Throughout my life, I have watched the world become more American. On every continent, people learn English, watch U.S. films, wear blue jeans, and aspire to live in pluralist, capitalist, and individualist societies. The dissemination of American values was one of the happiest facts of the 20th century. But I fear that the 21st century has brought an altogether darker cultural export.

The core American value used to be freedom. Freedom of speech meant no one could drag you to jail for saying the wrong thing. Freedom of assembly meant no one could close down a political party, labor union, or church congregation for sedition. People chose their jobs, their homes, their spouses. America was “conceived in liberty,” and when countries escaped fascism in 1944, or communism in 1989, they aspired to be more like America.

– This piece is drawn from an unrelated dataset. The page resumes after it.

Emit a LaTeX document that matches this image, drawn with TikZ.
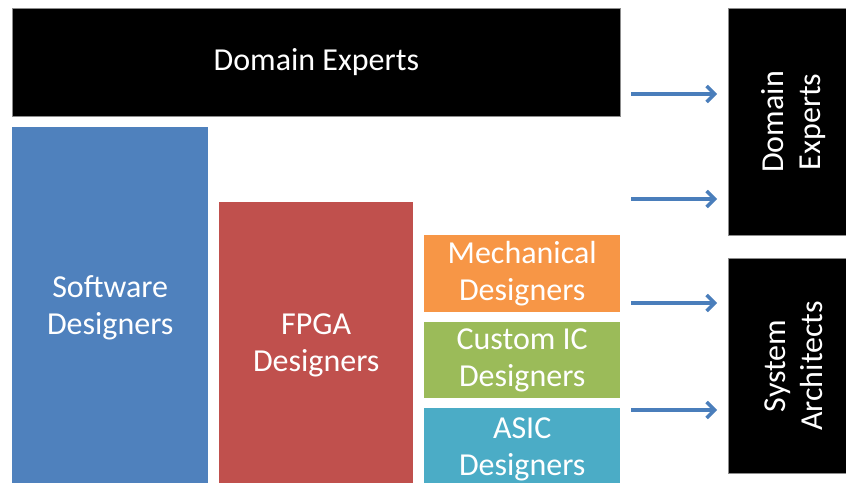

That was then. Starting in the late 20th century and accelerating terrifyingly around 2015, the United States has switched from elevating individual rights to elevating group rights. It has, in other words, returned to the tribal thinking that its creation was intended to defy. The precepts that drove the campaign for civil rights — race doesn’t define you, everyone is equal before the law, character trumps skin color — are now deemed reactionary and offensive. Ethnic differences (and, to a lesser degree, differences of sex, sexuality, and so forth) are deemed supremely important. They define your place in an imagined hierarchy of privilege and determine what you can say, what college scores you need, and what positions you can occupy.

We can argue about the origins of this tendency. Did it come from the notions of guilt and justification that animated the earliest settlers? … Did it arrive later, brought by socialist German academics? Or was it an overcorrection, a reaction to the ugliness of slavery and segregation?

Whatever its genesis, the American virus has leaked out and become a global pandemic.